Tomorrow I work another twenty-four- hour shift. At last week's house meeting, I offered to bake Thanksgiving pies with anyone who's interested. I got a very enthusiastic response. One woman who is going to visit some family for the holiday, told me that even though she was looking forward to seeing her family, she was sorry to have to miss the pie making.
I'm grateful for the opportunity to earn a little money doing work that's so similar to the volunteer work I've been doing. I think I have something to offer here. I'm even more sure that I still have much to learn.
Monday, November 24, 2008
Friday, November 14, 2008
End-of-Season Thoughts of an Accidental Gardener
After nine years in Seattle, I'm still a little amazed that in mid-November, everything is still so green, albeit soggy; some flowers are still in bloom; and today I was gardening, well sort of gardening-- tending to outdoor plants, at least-- and not shoveling snow.
A master gardener, or any true gardener more masterful than I, might chuckle at what I call gardening at any time of the year. I've stumbled upon my skills, really don't know what I'm doing, but I do derive a great deal of pleasure from the annuals that I pop into pots of all sizes and place on the deck to watch in fascination as they take off, or don't, as is sometimes the case.
I'm fond of the usual stuff: geraniums, petunias, marigolds, lobelia, ivy and other assorted viney things. I look forward to my annual trek to various nurseries and garden departments to select plants in late May. I love transferring fragile little seedlings from their 1- or 2- inch plastic planters into their new homes, and more or less randomly grouping different varieties together to see how they'll fare throughout the season. I enjoy watching them thrive, seeing some take over a pot while others struggle for space. By the time August rolls around, when it's still light at 9 p.m., I relish the hours spent sitting out there, enjoying a glass of wine and Cosmo's company, and taking in all the color and what is to me, sheer opulence.
This year I planted a gerbera daisy for the first time. I placed it alone in an aluminum watering can that I've turned into a planter. This plant was the most fun to watch as it flourished throughout the season. Unlike other flowering plants whose blossoms branch off from the greenery, the flower of the gerbera daisy sprouts up from the dirt on its own stalk. At first it hides under the leaves, and the tiny bloom is face-down and green. As the stalk grows and the blossom gets bigger, its face gradually turns sunward and eventually it bursts upright, rising triumphantly above the foliage. My plant produced one flower at a time, but it seemed to pace itself so that as the mature flower faded, a new tiny flower crouched under the protective leafy wings, waiting its turn to make a grand and stately entrance. We enjoyed a perpetual flame of color from this delightful little princess all summer long. And even now there's still one more fledgling bloom hiding under the leaves, trying to win a race against time.

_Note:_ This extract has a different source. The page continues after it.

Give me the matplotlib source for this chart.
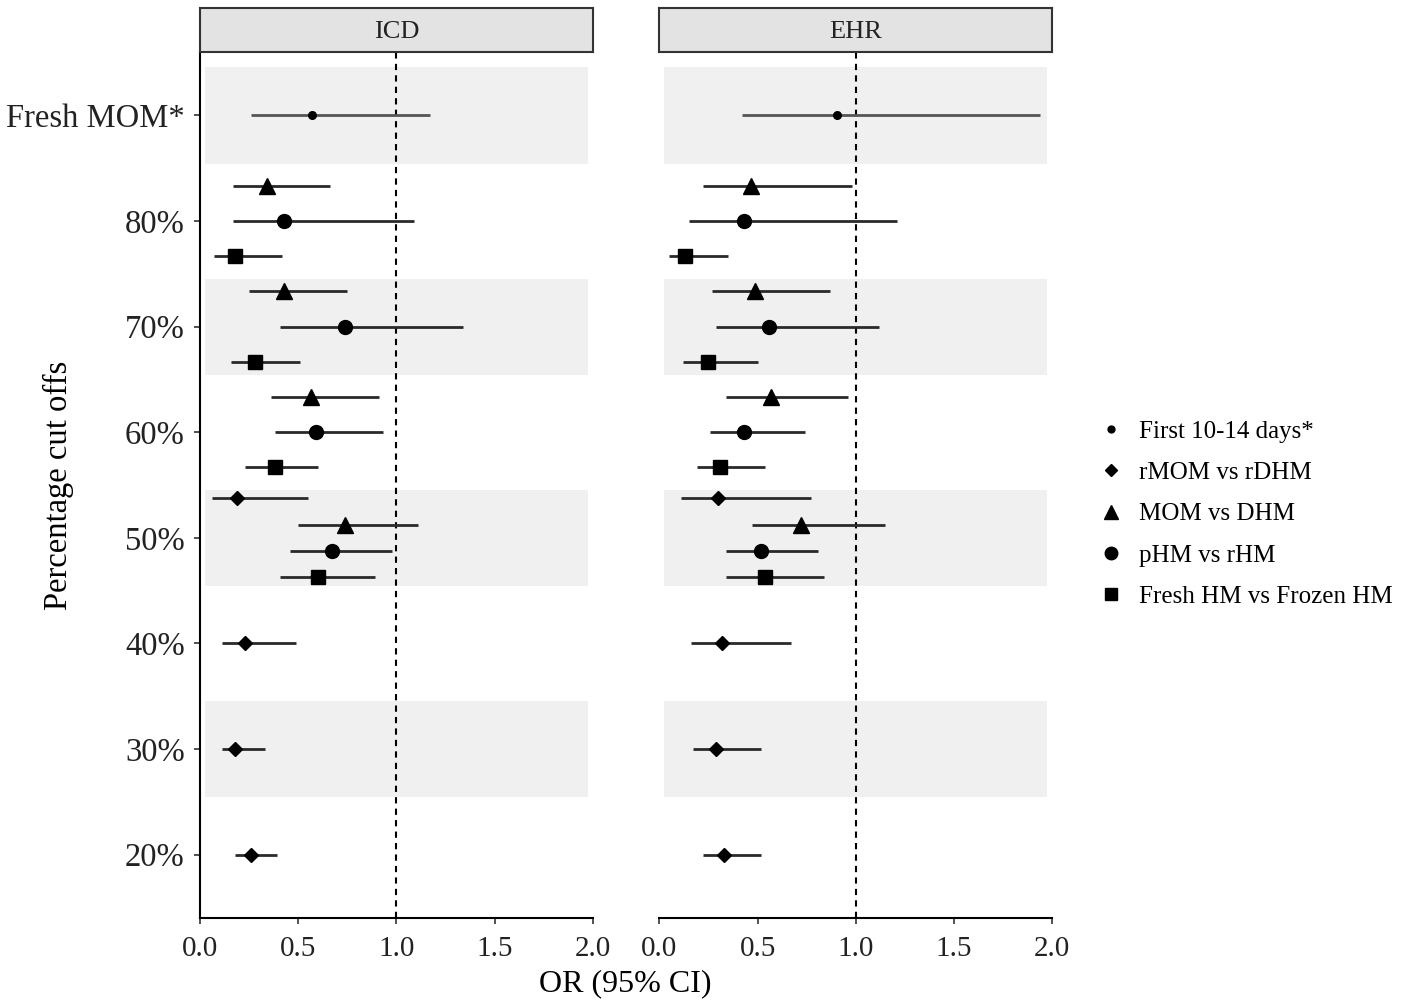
import numpy as np
import matplotlib
matplotlib.use("Agg")
import matplotlib.pyplot as plt
from matplotlib.lines import Line2D
from matplotlib.patches import Rectangle

plt.rcParams['font.family'] = ['Liberation Serif', 'DejaVu Serif']

groups = ["20%", "30%", "40%", "50%", "60%", "70%", "80%", "Fresh MOM*"]
shaded = ["30%", "50%", "70%", "Fresh MOM*"]
series = ["First 10-14 days*", "rMOM vs rDHM", "MOM vs DHM", "pHM vs rHM", "Fresh HM vs Frozen HM"]
markers = ["o", "D", "^", "o", "s"]
msizes = [5.5, 7, 11, 10, 10]

# groups each series appears in
series_groups = {
    "First 10-14 days*": ["Fresh MOM*"],
    "rMOM vs rDHM": ["20%", "30%", "40%", "50%"],
    "MOM vs DHM": ["50%", "60%", "70%", "80%"],
    "pHM vs rHM": ["50%", "60%", "70%", "80%"],
    "Fresh HM vs Frozen HM": ["50%", "60%", "70%", "80%"],
}

# ICD: odds ratio, lower, upper (same order as series_groups)
icd_or = {
    "First 10-14 days*": [0.57],
    "rMOM vs rDHM": [0.26, 0.18, 0.23, 0.19],
    "MOM vs DHM": [0.74, 0.565, 0.43, 0.34],
    "pHM vs rHM": [0.67, 0.59, 0.74, 0.43],
    "Fresh HM vs Frozen HM": [0.60, 0.38, 0.28, 0.18],
}
icd_lo = {
    "First 10-14 days*": [0.26],
    "rMOM vs rDHM": [0.18, 0.11, 0.11, 0.06],
    "MOM vs DHM": [0.50, 0.36, 0.25, 0.17],
    "pHM vs rHM": [0.46, 0.38, 0.41, 0.17],
    "Fresh HM vs Frozen HM": [0.41, 0.23, 0.16, 0.07],
}
icd_hi = {
    "First 10-14 days*": [1.17],
    "rMOM vs rDHM": [0.39, 0.33, 0.49, 0.55],
    "MOM vs DHM": [1.11, 0.91, 0.75, 0.66],
    "pHM vs rHM": [0.98, 0.93, 1.34, 1.09],
    "Fresh HM vs Frozen HM": [0.89, 0.60, 0.51, 0.42],
}

# EHR
ehr_or = {
    "First 10-14 days*": [0.905],
    "rMOM vs rDHM": [0.33, 0.29, 0.32, 0.30],
    "MOM vs DHM": [0.72, 0.57, 0.485, 0.465],
    "pHM vs rHM": [0.52, 0.43, 0.56, 0.43],
    "Fresh HM vs Frozen HM": [0.54, 0.31, 0.25, 0.13],
}
ehr_lo = {
    "First 10-14 days*": [0.42],
    "rMOM vs rDHM": [0.22, 0.17, 0.16, 0.11],
    "MOM vs DHM": [0.47, 0.34, 0.27, 0.22],
    "pHM vs rHM": [0.34, 0.26, 0.29, 0.15],
    "Fresh HM vs Frozen HM": [0.34, 0.19, 0.12, 0.05],
}
ehr_hi = {
    "First 10-14 days*": [1.94],
    "rMOM vs rDHM": [0.52, 0.52, 0.67, 0.77],
    "MOM vs DHM": [1.15, 0.96, 0.87, 0.98],
    "pHM vs rHM": [0.81, 0.74, 1.12, 1.21],
    "Fresh HM vs Frozen HM": [0.84, 0.54, 0.50, 0.35],
}

panels = [("ICD", icd_or, icd_lo, icd_hi), ("EHR", ehr_or, ehr_lo, ehr_hi)]

fig = plt.figure(figsize=(14.18, 10.08), dpi=100)
ax_left = [0.141, 0.465]
ax_w = 0.277
ax_b, ax_h = 0.0893, 0.859
strip_h = 0.0437

# which series are present in each group, for dodging
members = {g: [s for s in series if g in series_groups[s]] for g in groups}

for k, (name, d_or, d_lo, d_hi) in enumerate(panels):
    ax = fig.add_axes([ax_left[k], ax_b, ax_w, ax_h])
    ax.set_xlim(0, 2)
    ax.set_ylim(0.4, 8.6)
    for g in shaded:
        yc = groups.index(g) + 1
        ax.add_patch(Rectangle((0.025, yc - 0.455), 1.95, 0.91,
                               facecolor="#f0f0f0", edgecolor="none", zorder=0))
    ax.axvline(1.0, color="black", linestyle=(0, (3, 2.5)), linewidth=1.5, zorder=1)

    for si, s in enumerate(series):
        for j, g in enumerate(series_groups[s]):
            m = members[g]
            n = len(m)
            i = m.index(s)
            y = groups.index(g) + 1 + ((n - 1) / 2 - i) / n
            col = "#555555" if s == "First 10-14 days*" else "#2a2a2a"
            ax.plot([d_lo[s][j], d_hi[s][j]], [y, y], color=col, linewidth=2.0, zorder=2,
                    solid_capstyle="butt")
            ax.plot(d_or[s][j], y, marker=markers[si], markersize=msizes[si],
                    color="black", linestyle="none", zorder=3)

    for sp in ["top", "right"]:
        ax.spines[sp].set_visible(False)
    for sp in ["left", "bottom"]:
        ax.spines[sp].set_linewidth(1.5)
    ax.set_xticks([0.0, 0.5, 1.0, 1.5, 2.0])
    ax.set_xticklabels(["0.0", "0.5", "1.0", "1.5", "2.0"], fontsize=21, color="#222222")
    ax.tick_params(axis="x", length=4, width=1.2, color="#333333", pad=9)
    ax.tick_params(axis="y", length=4, width=1.2, color="#333333", pad=7)
    ax.set_yticks(np.arange(1, len(groups) + 1))
    if k == 0:
        ax.set_yticklabels(groups, fontsize=23.5, color="#222222")
    else:
        ax.set_yticklabels([])
        ax.tick_params(axis="y", length=0)
        ax.spines["left"].set_visible(False)
        ax.spines["bottom"].set_bounds(0, 2)

    sax = fig.add_axes([ax_left[k], ax_b + ax_h, ax_w, strip_h])
    sax.set_xticks([])
    sax.set_yticks([])
    sax.set_facecolor("#e3e3e3")
    for sp in sax.spines.values():
        sp.set_linewidth(1.5)
        sp.set_color("#333333")
    sax.text(0.5, 0.45, name, ha="center", va="center", fontsize=19,
             transform=sax.transAxes, color="#222222")

fig.text(0.441, 0.024, "OR (95% CI)", ha="center", va="center", fontsize=23)
fig.text(0.041, 0.518, "Percentage cut offs", ha="center", va="center", rotation=90, fontsize=23.5)

handles = [Line2D([], [], marker=markers[i], markersize=msizes[i] * 0.9, color="black",
                  linestyle="none") for i in range(len(series))]
fig.legend(handles, series, loc="center left", bbox_to_anchor=(0.762, 0.49),
           frameon=False, fontsize=18, handletextpad=0.35, handlelength=1.6,
           labelspacing=0.75, borderaxespad=0)

fig.savefig("out.png", dpi=100)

Today I swept the last of the leaves off the deck, removed fallen leaves from the pots, picked dead leaves off the plants, tossed the plants that were done for sure, and rearranged everything that was left. I was quite pleased with the result, and felt a great sense of accomplishment in prolonging the life of my container garden. The summer furniture's covered and put away, but the deck acutally looks quite lovely on this November day. We can continue to enjoy the remaining spots of color, even from indoors, even through the inevitable November rain.

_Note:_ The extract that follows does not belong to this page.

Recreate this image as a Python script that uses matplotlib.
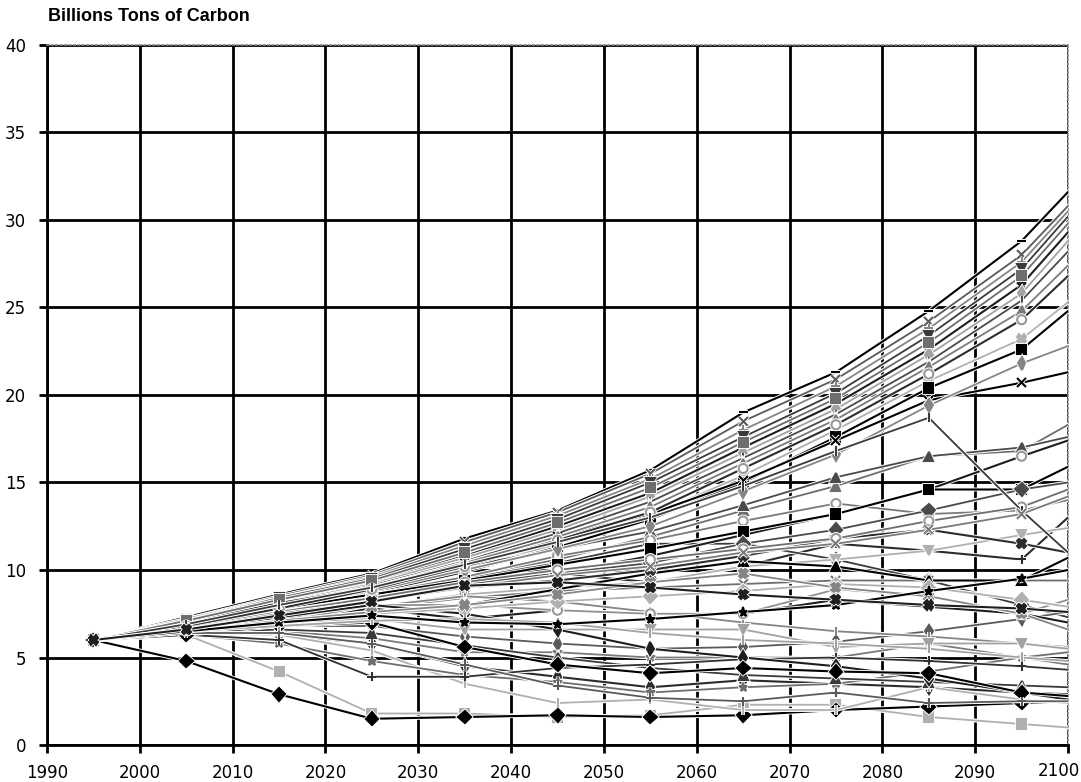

And I'm rooting for that last little gerbera. I hope it has a chance to pop up into full bloom before it succumbs to the frost.

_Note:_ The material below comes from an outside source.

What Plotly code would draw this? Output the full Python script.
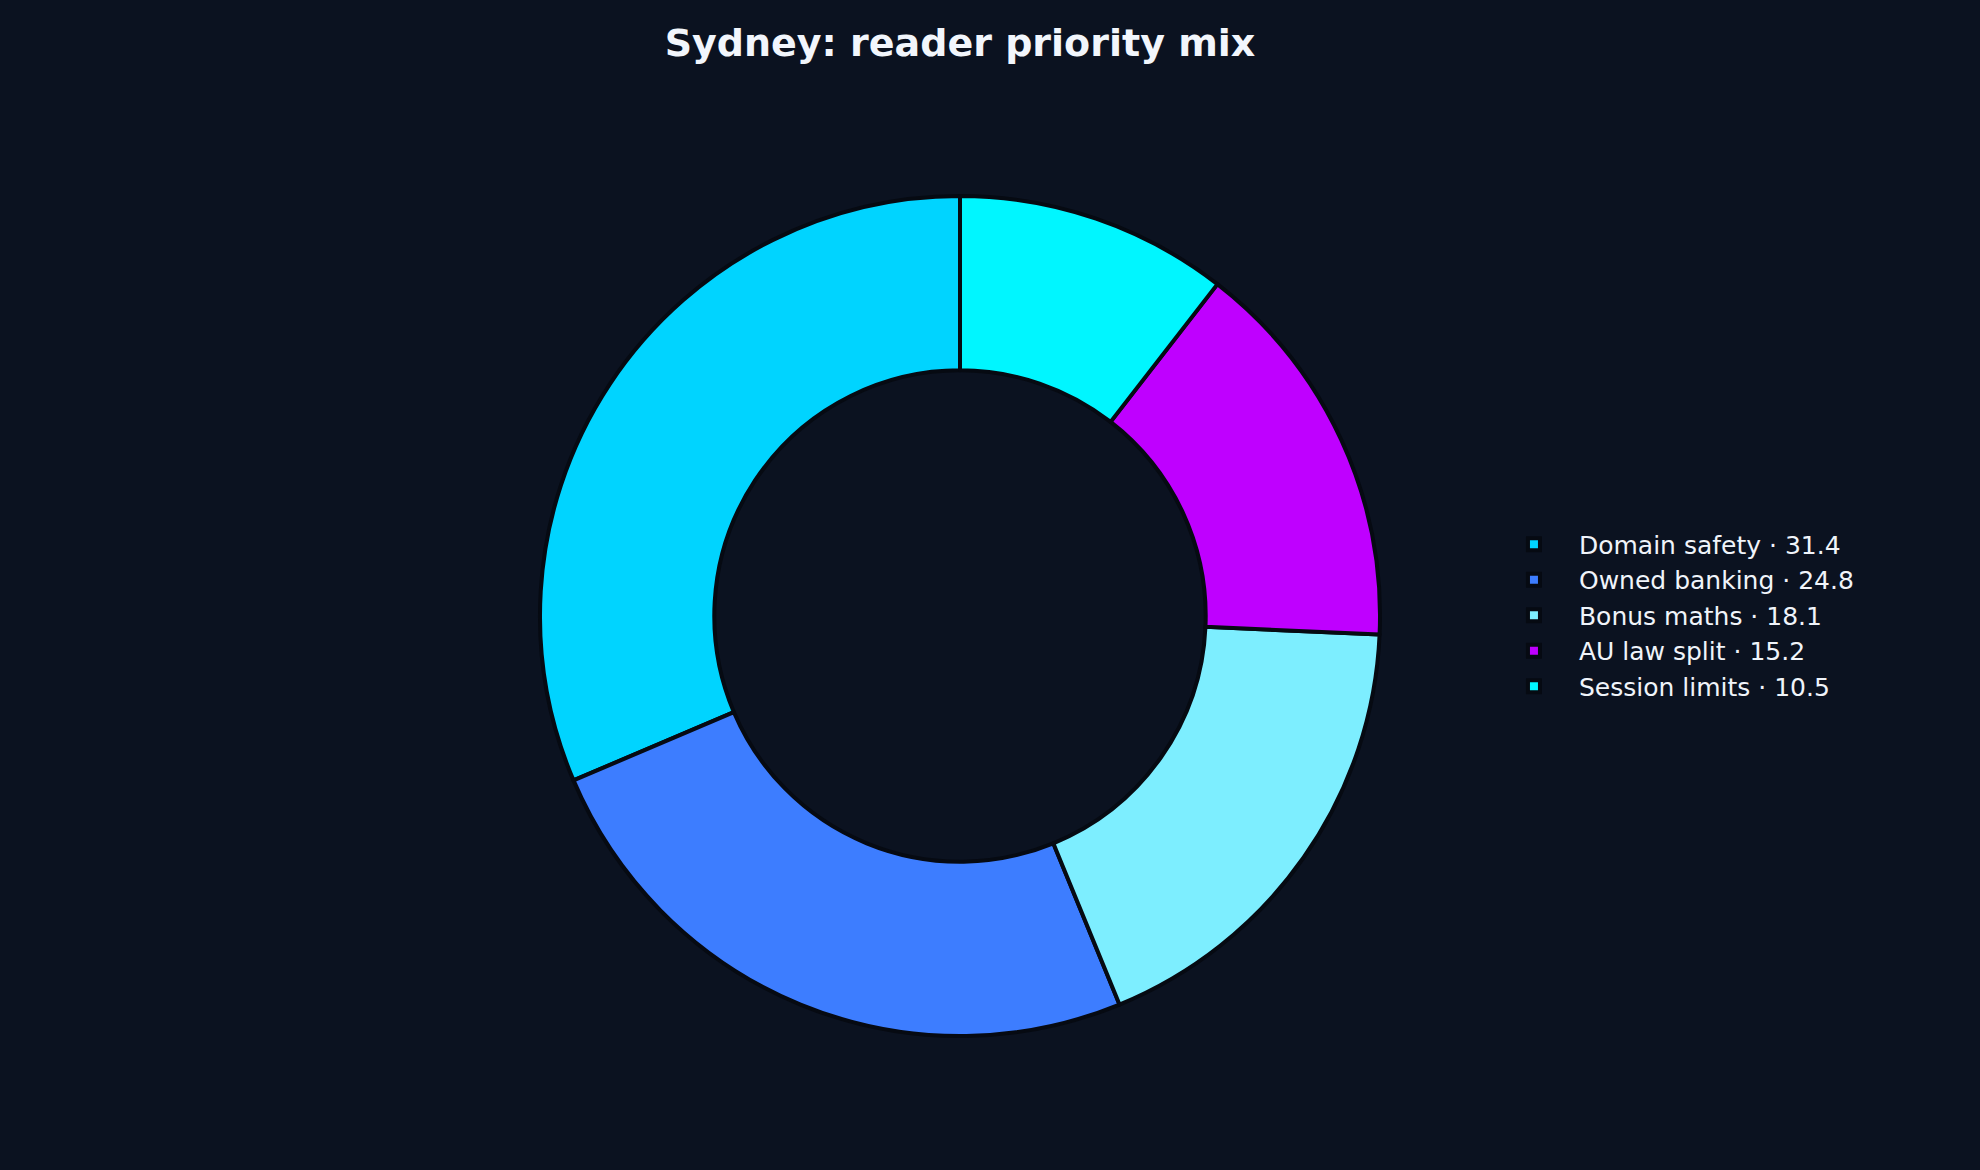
import plotly.graph_objects as go

labels = ["Domain safety", "Owned banking", "Bonus maths", "AU law split", "Session limits"]
values = [31.4, 24.8, 18.1, 15.2, 10.5]
colors = ["#00D4FF", "#3D7DFF", "#7DEEFF", "#BF00FF", "#00F6FF"]

legend_names = [f"{l} · {v}" for l, v in zip(labels, values)]

bg = "#0B1220"

# plotly's counterclockwise pies end the first slice at 12 o'clock,
# so shift back by the first slice to make it start there instead
start_shift = -values[0] / sum(values) * 360

fig = go.Figure(go.Pie(
    labels=legend_names,
    values=values,
    hole=0.585,
    sort=False,
    direction="counterclockwise",
    rotation=start_shift,
    textinfo="none",
    hoverinfo="label+percent",
    marker=dict(colors=colors, line=dict(color="#060A12", width=4)),
    domain=dict(x=[540 / 1980, 1380 / 1980], y=[134 / 1170, 974 / 1170]),
))

fig.update_layout(
    width=1980,
    height=1170,
    paper_bgcolor=bg,
    plot_bgcolor=bg,
    margin=dict(l=0, r=0, t=0, b=0),
    font=dict(family="DejaVu Sans", color="#F0F4FA"),
    title=dict(
        text="<b>Sydney: reader priority mix</b>",
        x=960 / 1980, xanchor="center",
        y=1 - 43 / 1170, yanchor="middle", yref="container",
        font=dict(size=38, family="DejaVu Sans", color="#F2F6FC"),
    ),
    legend=dict(
        x=0.752, xanchor="left",
        y=0.474, yanchor="middle",
        font=dict(size=25, color="#F0F4FA"),
        itemwidth=80,
        bgcolor="rgba(0,0,0,0)",
    ),
    showlegend=True,
)

fig.write_html("out.html", config={"displayModeBar": False},
               post_script="document.body.style.margin='0';")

A master gardener, or any true gardener more masterful than I, might chuckle at what I call gardening at any time of the year. I've stumbled upon my skills, really don't know what I'm doing, but I do derive a great deal of pleasure from the annuals that I pop into pots of all sizes and place on the deck to watch in fascination as they take off, or don't, as is sometimes the case.
I'm fond of the usual stuff: geraniums, petunias, marigolds, lobelia, ivy and other assorted viney things. I look forward to my annual trek to various nurseries and garden departments to select plants in late May. I love transferring fragile little seedlings from their 1- or 2- inch plastic planters into their new homes, and more or less randomly grouping different varieties together to see how they'll fare throughout the season. I enjoy watching them thrive, seeing some take over a pot while others struggle for space. By the time August rolls around, when it's still light at 9 p.m., I relish the hours spent sitting out there, enjoying a glass of wine and Cosmo's company, and taking in all the color and what is to me, sheer opulence.
This year I planted a gerbera daisy for the first time. I placed it alone in an aluminum watering can that I've turned into a planter. This plant was the most fun to watch as it flourished throughout the season. Unlike other flowering plants whose blossoms branch off from the greenery, the flower of the gerbera daisy sprouts up from the dirt on its own stalk. At first it hides under the leaves, and the tiny bloom is face-down and green. As the stalk grows and the blossom gets bigger, its face gradually turns sunward and eventually it bursts upright, rising triumphantly above the foliage. My plant produced one flower at a time, but it seemed to pace itself so that as the mature flower faded, a new tiny flower crouched under the protective leafy wings, waiting its turn to make a grand and stately entrance. We enjoyed a perpetual flame of color from this delightful little princess all summer long. And even now there's still one more fledgling bloom hiding under the leaves, trying to win a race against time.
Today I swept the last of the leaves off the deck, removed fallen leaves from the pots, picked dead leaves off the plants, tossed the plants that were done for sure, and rearranged everything that was left. I was quite pleased with the result, and felt a great sense of accomplishment in prolonging the life of my container garden. The summer furniture's covered and put away, but the deck acutally looks quite lovely on this November day. We can continue to enjoy the remaining spots of color, even from indoors, even through the inevitable November rain.
And I'm rooting for that last little gerbera. I hope it has a chance to pop up into full bloom before it succumbs to the frost.